Scale-selective nudging with a diffusion-based filter in the variable-resolution Model for Prediction Across Scales version 8.2.2
Abstract. Nudged “specified-dynamics” configurations are widely used to align atmospheric models with reanalysis, but their behaviour in unstructured variable-resolution (VR) global models remains poorly understood. Here we implement a diffusion-based spectral nudging scheme in the Model for Prediction Across Scales–Atmosphere (MPAS-A) on a global VR mesh refined over East Asia and evaluate its performance under two convection schemes (Grell–Fritsch and Tiedtke) and a range of filter scales and nudged variables. Full analysis nudging imposes the strongest large-scale constraint and largely erases the scheme-dependent differences, whereas weaker, scale-selective spectral nudging still controls the large scales but allows GF and TK to exhibit distinct behaviours in precipitation frequency and rainband evolution. Kinetic-energy spectra, transient-eddy coherence, and temporal amplitude spectra jointly confirm that the diffusion-based filters act in a clearly scale-selective manner. Overall, our findings suggest that carefully tuned spectral nudging offers an effective trade-off: it keeps the large-scale flow phase-locked to the analysis while preserving enough variability to diagnose how different physics schemes shape the solution.

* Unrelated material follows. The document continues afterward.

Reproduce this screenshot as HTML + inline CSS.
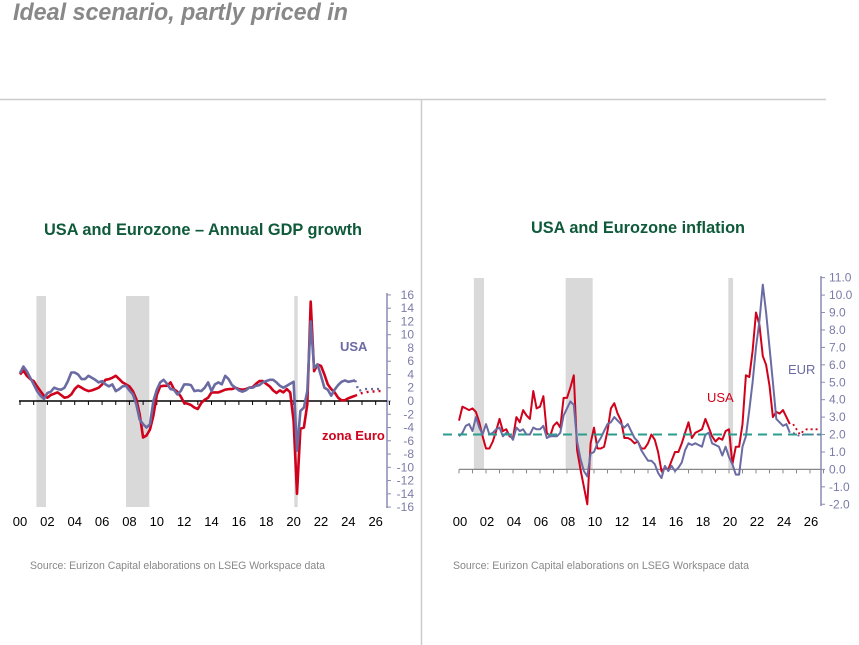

Review of “Scale-selective nudging with a diffusion-based filter in the variable-resolution Model for Prediction Across Scales version 8.2.2” by Cheng and Tang.

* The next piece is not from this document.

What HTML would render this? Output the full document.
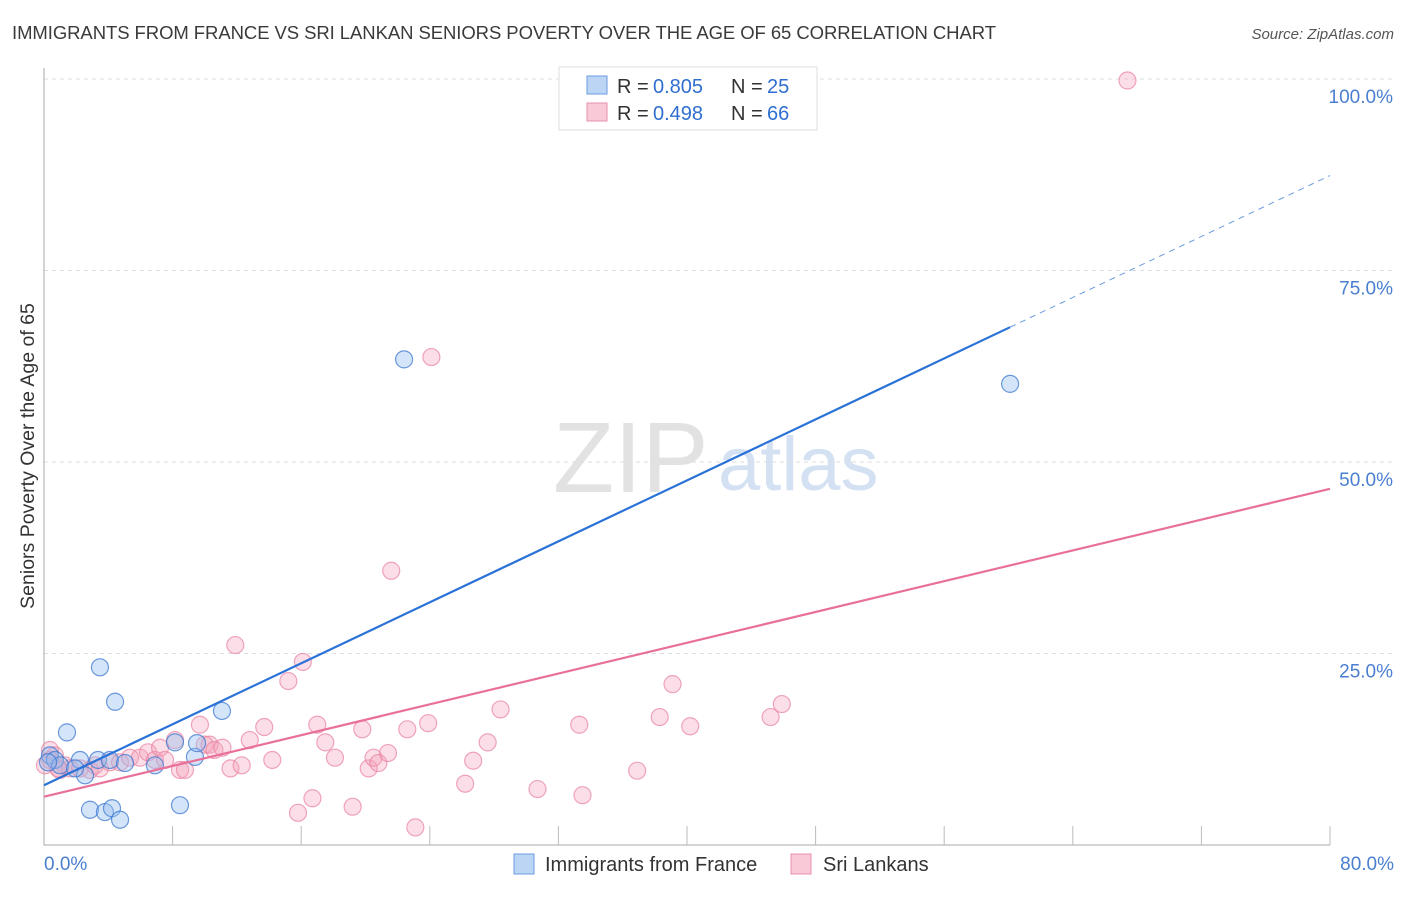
<!DOCTYPE html>
<html><head><meta charset="utf-8"><style>
body{margin:0;background:#fff;font-family:"Liberation Sans",sans-serif;}
svg text{font-family:"Liberation Sans",sans-serif;}
</style></head><body>
<svg width="1406" height="892" xmlns="http://www.w3.org/2000/svg">
<text x="12" y="39" font-size="18.5" fill="#3a3a3a" textLength="984">IMMIGRANTS FROM FRANCE VS SRI LANKAN SENIORS POVERTY OVER THE AGE OF 65 CORRELATION CHART</text>
<text x="1394" y="39" font-size="15" fill="#555" text-anchor="end" font-style="italic">Source: ZipAtlas.com</text>
<text x="553" y="492" font-size="100" fill="#e2e2e2" font-family="Liberation Serif">ZIP</text>
<text x="718" y="490" font-size="76" fill="#d3e1f3">atlas</text>
<g id="grid"></g><g id="axes"></g><g id="pts"></g><g id="lines"></g>
<text x="34" y="456" font-size="19.5" fill="#333" text-anchor="middle" transform="rotate(-90 34 456)">Seniors Poverty Over the Age of 65</text>
<g>
<rect x="559" y="67" width="258" height="63" fill="#fff" stroke="#ddd"/>
<rect x="587" y="76" width="20" height="18" fill="#bcd5f5" stroke="#6a9be0"/>
<rect x="587" y="103" width="20" height="18" fill="#f9c9d7" stroke="#e890ab"/>
<text x="617" y="93" font-size="20" fill="#333">R =</text><text x="653" y="93" font-size="20" fill="#2f6fd0">0.805</text>
<text x="731" y="93" font-size="20" fill="#333">N =</text><text x="767" y="93" font-size="20" fill="#2f6fd0">25</text>
<text x="617" y="120" font-size="20" fill="#333">R =</text><text x="653" y="120" font-size="20" fill="#2f6fd0">0.498</text>
<text x="731" y="120" font-size="20" fill="#333">N =</text><text x="767" y="120" font-size="20" fill="#2f6fd0">66</text>
</g>
<g>
<rect x="514" y="854" width="20" height="20" fill="#bcd5f5" stroke="#6a9be0"/>
<text x="545" y="871" font-size="20" fill="#333">Immigrants from France</text>
<rect x="791" y="854" width="20" height="20" fill="#f9c9d7" stroke="#e890ab"/>
<text x="823" y="871" font-size="20" fill="#333">Sri Lankans</text>
</g>
</svg>
<script>
const xTicks=[0,8,16,24,32,40,48,56,64,72,80];
const yTicks=[25,50,75,100];
const blueX=[0.37,0.68,1.0,1.43,2.24,2.55,3.36,3.48,4.1,4.42,2.86,3.79,4.23,4.73,5.04,6.9,8.15,8.46,9.39,9.52,11.07,22.4,60.1,1.93,0.25];
const blueY=[11.7,11.1,10.4,14.7,11.1,9.1,11.1,23.2,11.1,18.7,4.6,4.3,4.8,3.3,10.7,10.4,13.4,5.2,11.5,13.3,17.5,63.4,60.2,10.0,10.8];
const pinkX=[0.37,0.68,1.0,1.31,1.62,2.24,2.86,3.17,3.48,4.1,4.73,5.35,5.97,6.47,6.9,7.22,7.53,8.15,8.46,8.77,9.7,10.0,10.3,10.6,11.1,11.6,11.9,12.3,12.8,13.7,14.2,15.2,15.8,16.1,16.7,17.0,17.5,18.1,19.2,19.8,20.2,20.5,20.8,21.4,21.6,22.6,23.1,23.9,24.1,26.2,26.7,27.6,28.4,30.7,33.3,33.5,36.9,38.3,39.1,40.2,45.2,45.9,67.4,0.37,0.06,0.87];
const pinkY=[11.1,11.7,9.8,10.4,10.0,10.0,9.8,10.4,10.0,10.8,10.8,11.4,11.4,12.1,11.1,12.7,11.1,13.7,9.8,9.8,15.7,13.1,13.1,12.4,12.7,10.0,26.1,10.4,13.7,15.4,11.1,21.4,4.2,23.9,6.1,15.7,13.4,11.4,5.0,15.1,10.0,11.4,10.7,12.0,35.8,15.1,2.3,15.9,63.7,8.0,11.0,13.4,17.7,7.3,15.7,6.5,9.7,16.7,21.0,15.5,16.7,18.4,99.8,12.4,10.4,10.0];
const blueLine=[7.8,0.995,60.1];
const pinkLine=[6.3,46.5];
const X=v=>44+v/80*1286, Y=v=>845-v/100*766;
const NS='http://www.w3.org/2000/svg';
function mk(p,t,a){const e=document.createElementNS(NS,t);for(const k in a)e.setAttribute(k,a[k]);document.getElementById(p).appendChild(e);return e;}
yTicks.forEach(t=>{const g=mk('grid','line',{x1:44,x2:1394,y1:Y(t),y2:Y(t),stroke:'#ddd','stroke-dasharray':'4,4'});


const l=mk('axes','text',{x:1393,y:Y(t)+24,'font-size':19,fill:'#4a7fd0','text-anchor':'end'});l.textContent=t.toFixed(1)+'%';

});
const ax=mk('axes','path',{d:'M44 68V845H1330',stroke:'#aaa',fill:'none'});


xTicks.forEach((t,i)=>{if(i>0){const k=mk('axes','line',{x1:X(t),x2:X(t),y1:826,y2:845,stroke:'#bbb'});

}});
[[0,'start',44],[80,'end',1394]].forEach(([t,a,x])=>{const l=mk('axes','text',{x:x,y:870,'font-size':19,fill:'#4a7fd0','text-anchor':a});l.textContent=t.toFixed(1)+'%';

});
pinkX.forEach((v,i)=>{const c=mk('pts','circle',{cx:X(v),cy:Y(pinkY[i]),r:8.5,fill:'rgba(244,160,185,0.35)',stroke:'rgba(232,130,160,0.7)','stroke-width':1.2});

});
blueX.forEach((v,i)=>{const c=mk('pts','circle',{cx:X(v),cy:Y(blueY[i]),r:8.5,fill:'rgba(150,190,240,0.4)',stroke:'rgba(60,120,210,0.75)','stroke-width':1.2});

});
const bl=mk('lines','line',{x1:X(0),y1:Y(blueLine[0]),x2:X(blueLine[2]),y2:Y(blueLine[0]+blueLine[1]*blueLine[2]),stroke:'#2a72d8','stroke-width':2.2});


const bd=mk('lines','line',{x1:X(blueLine[2]),y1:Y(blueLine[0]+blueLine[1]*blueLine[2]),x2:X(80),y2:Y(blueLine[0]+blueLine[1]*80),stroke:'#6a9be0','stroke-width':1,'stroke-dasharray':'6,5'});


const pl=mk('lines','line',{x1:X(0),y1:Y(pinkLine[0]),x2:X(80),y2:Y(pinkLine[1]),stroke:'#e8709a','stroke-width':2.2});


</script>
</body></html>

This study implements the diffusion-based filter proposed by Grooms et al. (2021) to conduct scale-selective nudging in the MPAS-A model. The results show that the diffusion-based filter has achieved the scale-selective capability, allowing the model simulation to keep the large-scale flow phase-locked to the analysis while preserving enough variability to develop. Overall, the results are clear. However, some of the contents need to be revised. Therefore, I would recommend the manuscript to be accepted for publication after major revision.
Comments:
In the introduction, I would suggest that the author use a few words explicitly introducing the goal of this study. The author should state it more clearly so the reader can follow more easily.

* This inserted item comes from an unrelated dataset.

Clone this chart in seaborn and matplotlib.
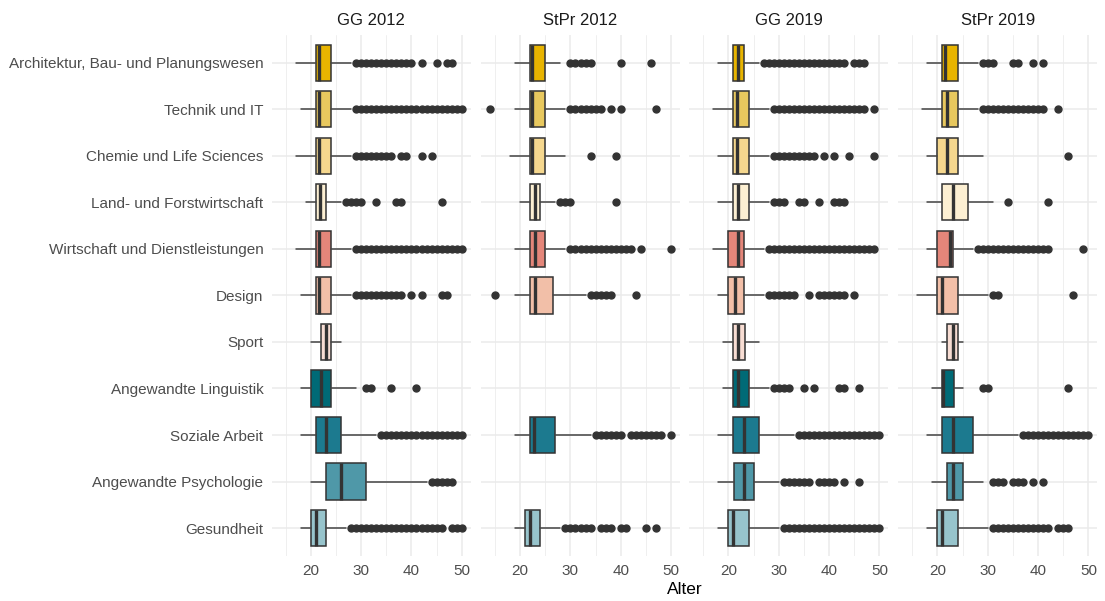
import matplotlib
matplotlib.use("Agg")
import matplotlib.pyplot as plt
import seaborn as sns

# -----------------------------
# DATA
# -----------------------------
CATEGORIES = [
    "Architektur, Bau- und Planungswesen",
    "Technik und IT",
    "Chemie und Life Sciences",
    "Land- und Forstwirtschaft",
    "Wirtschaft und Dienstleistungen",
    "Design",
    "Sport",
    "Angewandte Linguistik",
    "Soziale Arbeit",
    "Angewandte Psychologie",
    "Gesundheit",
]
FACETS = ["GG 2012", "StPr 2012", "GG 2019", "StPr 2019"]
BOX_COLORS = ["#E8B400", "#E8C85E", "#F5D78E", "#FCEFD2", "#E4867A", "#F2BFA8",
              "#F8DDD3", "#006A76", "#1C7A8F", "#4F98A8", "#97C4CC"]

# (lower whisker, q1, median, q3, upper whisker) per category, None = no data
GG12_BOX = [(17, 21, 21.6, 24, 28), (18, 21, 21.6, 24, 28), (17, 21, 21.6, 24, 28),
            (19, 21, 21.8, 23, 26), (17, 21, 21.7, 24, 28), (18, 21, 21.6, 24, 28),
            (20, 22, 23, 24, 26), (18, 20, 22, 24, 29), (18, 21, 23, 26, 33),
            (20, 23, 26, 31, 43), (18, 20, 21, 23, 27)]
GG12_OUT = [
    [29, 30, 31, 32, 33, 34, 35, 36, 37, 38, 39, 40, 42, 45, 47, 48],
    [29, 30, 31, 32, 33, 34, 35, 36, 37, 38, 39, 40, 41, 42, 43, 44, 45, 46, 47, 48, 49, 50],
    [29, 30, 31, 32, 33, 34, 35, 36, 38, 39, 42, 44],
    [27, 28, 29, 30, 33, 37, 38, 46],
    [29, 30, 31, 32, 33, 34, 35, 36, 37, 38, 39, 40, 41, 42, 43, 44, 45, 46, 47, 48, 49, 50],
    [29, 30, 31, 32, 33, 34, 35, 36, 37, 38, 40, 42, 46, 47],
    [],
    [31, 32, 36, 41],
    [34, 35, 36, 37, 38, 39, 40, 41, 42, 43, 44, 45, 46, 47, 48, 49, 50],
    [44, 45, 46, 47, 48],
    [28, 29, 30, 31, 32, 33, 34, 35, 36, 37, 38, 39, 40, 41, 42, 43, 44, 45, 46, 48, 49, 50],
]

STPR12_BOX = [(19, 22, 22.4, 25, 28), (19, 22, 22.4, 25, 29), (18, 22, 22.4, 25, 29),
              (20, 22, 23, 24, 27), (19, 22, 23, 25, 29), (19, 22, 23, 26.5, 33),
              None, None, (19, 22, 22.7, 27, 34), None, (19, 21, 22, 24, 28)]
STPR12_OUT = [
    [30, 31, 32, 33, 34, 40, 46],
    [14, 30, 31, 32, 33, 34, 35, 36, 38, 40, 47],
    [34, 39],
    [28, 29, 30, 39],
    [30, 31, 32, 33, 34, 35, 36, 37, 38, 39, 40, 41, 42, 44, 50],
    [15, 34, 35, 36, 37, 38, 43],
    [],
    [],
    [35, 36, 37, 38, 39, 40, 42, 43, 44, 45, 46, 47, 48, 50],
    [],
    [29, 30, 31, 32, 33, 34, 36, 37, 38, 40, 41, 45, 47],
]

GG19_BOX = [(18, 21, 22, 23, 26), (17, 21, 21.8, 24, 28), (18, 21, 21.8, 24, 28),
            (18, 21, 22, 24, 28), (17, 20, 22, 23, 27), (18, 20, 21.3, 23, 27),
            (19, 21, 22, 23.3, 26), (19, 21, 22, 24, 28), (18, 21, 23, 26, 33),
            (18, 21.2, 23, 25, 30), (18, 20, 21, 24, 30)]
GG19_OUT = [
    [27, 28, 29, 30, 31, 32, 33, 34, 35, 36, 37, 38, 39, 40, 41, 42, 43, 45, 46, 47],
    [29, 30, 31, 32, 33, 34, 35, 36, 37, 38, 39, 40, 41, 42, 43, 44, 45, 46, 47, 49],
    [29, 30, 31, 32, 33, 34, 35, 36, 37, 39, 41, 44, 49],
    [29, 30, 31, 34, 35, 38, 41, 42, 43],
    [28, 29, 30, 31, 32, 33, 34, 35, 36, 37, 38, 39, 40, 41, 42, 43, 44, 45, 46, 47, 48, 49],
    [28, 29, 30, 31, 32, 33, 36, 38, 39, 40, 41, 42, 43, 45],
    [],
    [29, 30, 31, 32, 35, 37, 42, 43, 46],
    [34, 35, 36, 37, 38, 39, 40, 41, 42, 43, 44, 45, 46, 47, 48, 49, 50],
    [31, 32, 33, 34, 35, 36, 38, 39, 40, 41, 43, 46],
    [31, 32, 33, 34, 35, 36, 37, 38, 39, 40, 41, 42, 43, 44, 45, 46, 47, 48, 49, 50],
]

STPR19_BOX = [(18, 21, 21.6, 24, 28), (17, 21, 22, 24, 28), (18, 20, 22, 24, 29),
              (18, 21, 23, 26, 31), (18, 20, 22.4, 23, 27), (16, 20, 21, 24, 30),
              (21, 22, 23, 24, 25), (19, 21, 21.2, 23.3, 25), (18, 21, 23, 27, 36),
              (19, 22, 23, 25, 29), (18, 20, 21, 24, 30)]
STPR19_OUT = [
    [29, 30, 31, 35, 36, 39, 41],
    [29, 30, 31, 32, 33, 34, 35, 36, 37, 38, 39, 40, 41, 44],
    [46],
    [34, 42],
    [28, 29, 30, 31, 32, 33, 34, 35, 36, 37, 38, 39, 40, 41, 42, 49],
    [31, 32, 47],
    [],
    [29, 30, 46],
    [37, 38, 39, 40, 41, 42, 43, 44, 45, 46, 47, 48, 49, 50],
    [31, 32, 33, 35, 36, 37, 39, 41],
    [31, 32, 33, 34, 35, 36, 37, 38, 39, 40, 41, 42, 44, 45, 46],
]

X_TICKS = [20, 30, 40, 50]
X_MINOR = [15, 25, 35, 45]

# -----------------------------
# STYLE
# -----------------------------
sns.set_theme(style="whitegrid")
plt.rcParams["font.family"] = ["Liberation Sans", "DejaVu Sans"]

W, H = 1105, 601
fig = plt.figure(figsize=(W / 100, H / 100), dpi=100)

panel_left = [271.6, 480.9, 689.2, 898.2]
panel_w = 199.2
panel_top, panel_bottom = 34.8, 556.0

facet_data = [(GG12_BOX, GG12_OUT), (STPR12_BOX, STPR12_OUT),
              (GG19_BOX, GG19_OUT), (STPR19_BOX, STPR19_OUT)]

for i, (name, (boxes, outs)) in enumerate(zip(FACETS, facet_data)):
    ax = fig.add_axes([panel_left[i] / W, 1 - panel_bottom / H,
                       panel_w / W, (panel_bottom - panel_top) / H])
    stats, pos, cols = [], [], []
    for j, b in enumerate(boxes):
        if b is None:
            continue
        stats.append(dict(whislo=b[0], q1=b[1], med=b[2], q3=b[3], whishi=b[4],
                          fliers=outs[j]))
        pos.append(j)
        cols.append(BOX_COLORS[j])

    kw = dict(positions=pos, widths=0.78, patch_artist=True, showcaps=False,
              manage_ticks=False,
              boxprops=dict(edgecolor="#333333", linewidth=1.1),
              medianprops=dict(color="#333333", linewidth=2.4, solid_capstyle="butt"),
              whiskerprops=dict(color="#444444", linewidth=1.1),
              flierprops=dict(marker="o", markerfacecolor="#333333",
                              markeredgecolor="#333333", markersize=5.0,
                              linestyle="none"))
    try:
        art = ax.bxp(stats, orientation="horizontal", **kw)
    except TypeError:
        art = ax.bxp(stats, vert=False, **kw)
    for patch, c in zip(art["boxes"], cols):
        patch.set_facecolor(c)

    ax.set_xlim(12.2, 51.8)
    ax.set_ylim(10.6, -0.6)
    ax.set_xticks(X_TICKS)
    ax.set_xticks(X_MINOR, minor=True)
    ax.set_yticks(range(len(CATEGORIES)))
    ax.set_facecolor("white")
    for s in ax.spines.values():
        s.set_visible(False)
    ax.set_axisbelow(True)
    ax.grid(which="major", color="#EBEBEB", linewidth=1.1)
    ax.grid(which="minor", axis="x", color="#EFEFEF", linewidth=0.7)
    ax.tick_params(axis="both", which="both", length=0, labelsize=11,
                   labelcolor="#4D4D4D", pad=6)
    if i == 0:
        ax.set_yticklabels(CATEGORIES)
    else:
        ax.set_yticklabels([])

    fig.text((panel_left[i] + panel_w / 2) / W, 1 - 20.7 / H, name,
             ha="center", va="center", fontsize=12, color="#1A1A1A")

fig.text(684.5 / W, 1 - 590 / H, "Alter", ha="center", va="center",
         fontsize=12.5, color="black")

fig.savefig("out.png", dpi=100)
plt.close(fig)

I think most of the content in section 2.2 is from Grooms et al. (2021), however, it is not well-organized. Please revise it carefully.
L105: I cannot find the Laplacian operator △ you have mentioned.
L126-127:” the diffusion operator is designed in the form of △”
I cannot find the diffusion operator you have mentioned.
L162: In the experiment design, in addition to the difference in convective parameterization, the PBL scheme and microphysic schemes are also different in your experiment. Is there any reason not to use the same PBL and microphysic scheme?
Can the author show some results to demonstrate that the convective parameterization plays a major role in contributing to the difference between the experiments?
L168: “altering the partitioning between parameterized and large-scale precipitation.”
I’m curious about what the large-scale precipitation here refers to. The model is run with 92–25 km grid-spacing, so I assume all the convection is “parameterized”, is that correct?
In Table 2, the nstep values for gaussian1000km-uv_GF and gaussian1000km-uv_TK differ; is this the correct number?
L225: I did not see any verification with IMERG product.
L255: What is the observed standard deviation mean?
Results show that nudging with the analysis largely erases the scheme-dependent differences. I wonder if the nudging coefficient used here is appropriate or not? Have you tried different settings?
L263-264: It is interesting that even with analysis nudging, the nRMSE in VORT500 remains large. Have you check the nRMSE in U500 and V500? Are they also not corrected by nudging?
L265-268: In GF, introducing potential temperature produces the worst precipitation nRMSE, while adding moisture nudging yields the best performance in precipitation.
Is it the same in TK?
L323: How to define “Nudging Efficiency”?
How do you compute kinetic energy spectra in this study? If you use 2D-FFT, do you need to interpolate simulation results to a uniform-distance grid? In such a case, what is your grid-spacing? Will it affect the result at a higher wave number?
In Fig.6, the taper1000-UV_GF and taper500-UV_GF have a filter scale of 1000 and 500km, respectively. But they separate at a wavelength of 400 km. What’s the relationship between filter scale and wavelength defined here?
L345: Can you explain how the spectral coherence is computed?
In Fig.7c and 7d, why do all experiments have a minimum at a wavelength of around 120 km?